Connect the Data Dots. Coupons can help connect offer response to other interactions providing a more complete picture of customer behavior. Sports Authority, for example, can connect coupon redemption activity with customer value as filtered through loyalty program activity. American Express allows online and mobile coupons to be connected to card transactions, so coupons can be processed at checkout. Earlier this year, Visa ran a test allowing Gap shoppers to receive discount offers when they purchased with Visa card products. The options are limitless–so long as companies deploy coupons not in isolation, but to deepen customer insight.

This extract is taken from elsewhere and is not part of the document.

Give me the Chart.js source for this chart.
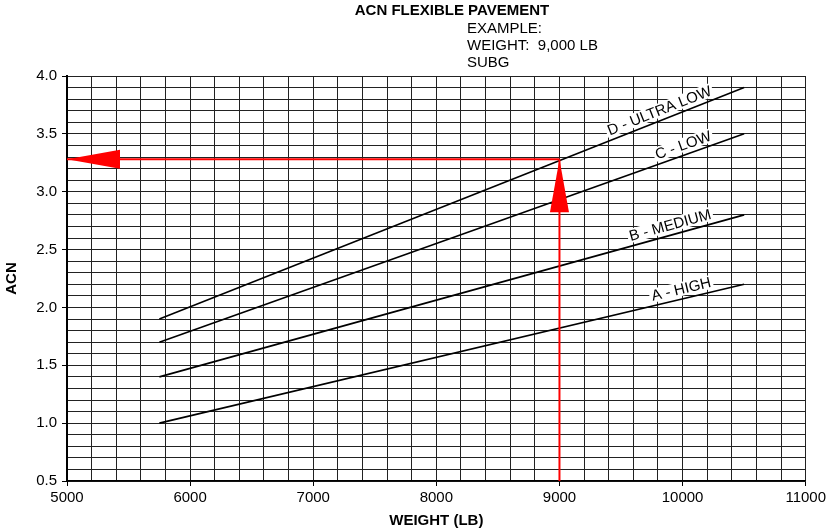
<!DOCTYPE html>
<html>
<head>
<meta charset="utf-8">
<title>ACN Flexible Pavement</title>
<script src="https://cdn.jsdelivr.net/npm/chart.js@4/dist/chart.umd.min.js"></script>
<style>
  body { margin: 0; background: #fff; }
  canvas { display: block; }
</style>
</head>
<body>
<canvas id="acnChart" width="829" height="532"></canvas>
<script>
// curve end points (weight in lb, ACN)
const weights = [5750, 10500];
const acnHigh = [1.0, 2.2];
const acnMedium = [1.4, 2.8];
const acnLow = [1.7, 3.5];
const acnUltraLow = [1.9, 3.9];
const curveNames = ['A - HIGH', 'B - MEDIUM', 'C - LOW', 'D - ULTRA LOW'];

// example read-off
const exampleWeight = 9000;
const exampleAcn = 3.28;
const weightMin = 5000, weightMax = 11000;
const acnMin = 0.5, acnMax = 4.0;

const titleText = 'ACN FLEXIBLE PAVEMENT';
const exampleLines = ['EXAMPLE:', 'WEIGHT:  9,000 LB', 'SUBG'];

const FONT = '"Liberation Sans", Arial, Helvetica, sans-serif';

const toXY = (xs, ys) => xs.map((x, i) => ({ x: x, y: ys[i] }));

// labels written along each curve, near its right end
const curveLabels = {
    id: 'curveLabels',
    afterDatasetsDraw(chart) {
        const ctx = chart.ctx;
        chart.data.datasets.forEach((ds, i) => {
            if (!ds.curveLabel) return;
            const pts = chart.getDatasetMeta(i).data;
            const a = pts[0], b = pts[pts.length - 1];
            const ang = Math.atan2(b.y - a.y, b.x - a.x);
            ctx.save();
            ctx.translate(b.x, b.y);
            ctx.rotate(ang);
            ctx.font = '15px ' + FONT;
            const w = ctx.measureText(ds.curveLabel).width;
            ctx.fillStyle = '#fff';
            ctx.fillRect(-32 - w - 2, -17, w + 4, 14);
            ctx.fillStyle = '#000';
            ctx.textAlign = 'right';
            ctx.textBaseline = 'alphabetic';
            ctx.fillText(ds.curveLabel, -32, -5);
            ctx.restore();
        });
    }
};

// filled arrow head at the last point of the red lines
const arrowHeads = {
    id: 'arrowHeads',
    afterDatasetsDraw(chart) {
        const ctx = chart.ctx;
        chart.data.datasets.forEach((ds, i) => {
            if (!ds.arrowHead) return;
            const pts = chart.getDatasetMeta(i).data;
            const tip = pts[pts.length - 1], prev = pts[pts.length - 2];
            const ang = Math.atan2(tip.y - prev.y, tip.x - prev.x);
            ctx.save();
            ctx.translate(tip.x, tip.y);
            ctx.rotate(ang);
            ctx.beginPath();
            ctx.moveTo(0, 0);
            ctx.lineTo(-53, -9.5);
            ctx.lineTo(-53, 9.5);
            ctx.closePath();
            ctx.fillStyle = ds.borderColor;
            ctx.fill();
            ctx.restore();
        });
    }
};

// title and example note above the plot
const header = {
    id: 'header',
    afterDraw(chart) {
        const ctx = chart.ctx;
        ctx.save();
        ctx.fillStyle = '#000';
        ctx.textBaseline = 'middle';
        ctx.textAlign = 'center';
        ctx.font = 'bold 15px ' + FONT;
        ctx.fillText(titleText, 452, 11);
        ctx.textAlign = 'left';
        ctx.font = '15px ' + FONT;
        exampleLines.forEach((t, i) => ctx.fillText(t, 467, 29 + i * 17));
        ctx.restore();
    }
};

const isMajorX = v => Math.abs(v % 1000) < 1e-6;
const isMajorY = v => Math.abs(v * 2 - Math.round(v * 2)) < 1e-6;

const curve = (ys, name) => ({
    data: toXY(weights, ys),
    curveLabel: name,
    borderColor: '#000',
    borderWidth: 1.6,
    showLine: true,
    pointRadius: 0,
    fill: false
});

new Chart(document.getElementById('acnChart').getContext('2d'), {
    type: 'scatter',
    data: {
        datasets: [
            {
                data: [{ x: exampleWeight, y: exampleAcn }, { x: weightMin, y: exampleAcn }],
                arrowHead: true,
                borderColor: '#ff0000',
                borderWidth: 2,
                showLine: true,
                pointRadius: 0
            },
            {
                data: [{ x: exampleWeight, y: acnMin }, { x: exampleWeight, y: exampleAcn }],
                arrowHead: true,
                borderColor: '#ff0000',
                borderWidth: 2,
                showLine: true,
                pointRadius: 0
            },
            curve(acnHigh, curveNames[0]),
            curve(acnMedium, curveNames[1]),
            curve(acnLow, curveNames[2]),
            curve(acnUltraLow, curveNames[3])
        ]
    },
    options: {
        responsive: false,
        animation: false,
        layout: { padding: { top: 76, right: 21, left: 0, bottom: 0 } },
        plugins: {
            legend: { display: false },
            tooltip: { enabled: false }
        },
        scales: {
            x: {
                type: 'linear',
                min: weightMin,
                max: weightMax,
                afterFit(scale) { scale.height = 51; },
                ticks: {
                    stepSize: 200,
                    autoSkip: false,
                    maxRotation: 0,
                    padding: 3,
                    color: '#000',
                    font: { family: FONT, size: 15 },
                    callback: v => isMajorX(v) ? String(v) : ''
                },
                grid: {
                    color: '#222',
                    lineWidth: 1,
                    tickLength: 5,
                    tickColor: c => (c.tick && isMajorX(c.tick.value)) ? '#000' : 'rgba(0,0,0,0)'
                },
                border: { color: '#000', width: 1.5 },
                title: {
                    display: true,
                    text: 'WEIGHT (LB)',
                    color: '#000',
                    font: { family: FONT, size: 15, weight: 'bold' },
                    padding: { top: 0, bottom: 2 }
                }
            },
            y: {
                min: acnMin,
                max: acnMax,
                afterFit(scale) { scale.width = 67; },
                ticks: {
                    stepSize: 0.1,
                    autoSkip: false,
                    padding: 5,
                    color: '#000',
                    font: { family: FONT, size: 15 },
                    callback: v => isMajorY(v) ? Number(v).toFixed(1) : ''
                },
                grid: {
                    color: '#222',
                    lineWidth: 1,
                    tickLength: 5,
                    tickColor: c => (c.tick && isMajorY(c.tick.value)) ? '#000' : 'rgba(0,0,0,0)'
                },
                border: { color: '#000', width: 2 },
                title: {
                    display: true,
                    text: 'ACN',
                    color: '#000',
                    font: { family: FONT, size: 15, weight: 'bold' },
                    padding: { top: 3, bottom: 0 }
                }
            }
        }
    },
    plugins: [curveLabels, arrowHeads, header]
});
</script>
</body>
</html>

Success in today's hypercompetitive retail environment requires retailers to evolve coupons from a blunt instrument to a surgical tool that can focus the discount dollars where they have the greatest impact. |
Mix Tactics. By relying solely on coupons as your value proposition, you're deploying your marketing dollars inefficiently. Mix in hard benefits, such as promotional currency or cash vouchers, to provide the optimum blend, and then alter the mix based on segmentation by value, potential or likelihood to churn. Focus your hard benefits on customers who have the opportunity to spend more, and focus your discount dollars on high-value customers to keep them happy and engaged with the brand. It's the difference between wielding a scalpel or a sledgehammer.
Deploy Smart Coupons. As you deploy coupons to offer soft benefits to your best customers, target the offers based on customer value and relevance. Every customer targeted for a coupon offer shouldn't get the same coupon. Should your top-decile customer get a deeper discount than a new customer who just joined your loyalty program? Should you base coupon offers on customer lifetime value? Should you deploy coupons to encourage cross-sell and up-sell? Amazon has pioneered smart discounting, while The New York Times reports 70 percent of Kroger customers who receive targeted coupons redeemed at least one of the offers. A marketing strategy provides a perfect laboratory to test and learn.
Retailers tend to default to a coupon-only marketing strategy because coupons are easy and cost-effective to implement, and they work. Customers love them. But success in today's hypercompetitive retail environment requires retailers to evolve coupons from a blunt instrument to a surgical tool that can focus the discount dollars where they have the greatest impact. It's not rocket science; all artful couponing requires is that you deploy coupons to identify, understand and influence your best customers. Your customers will still enjoy the thrill of the deal, and you'll enjoy bigger profits and long-term, sustainable customer loyalty. In this scenario, everybody wins.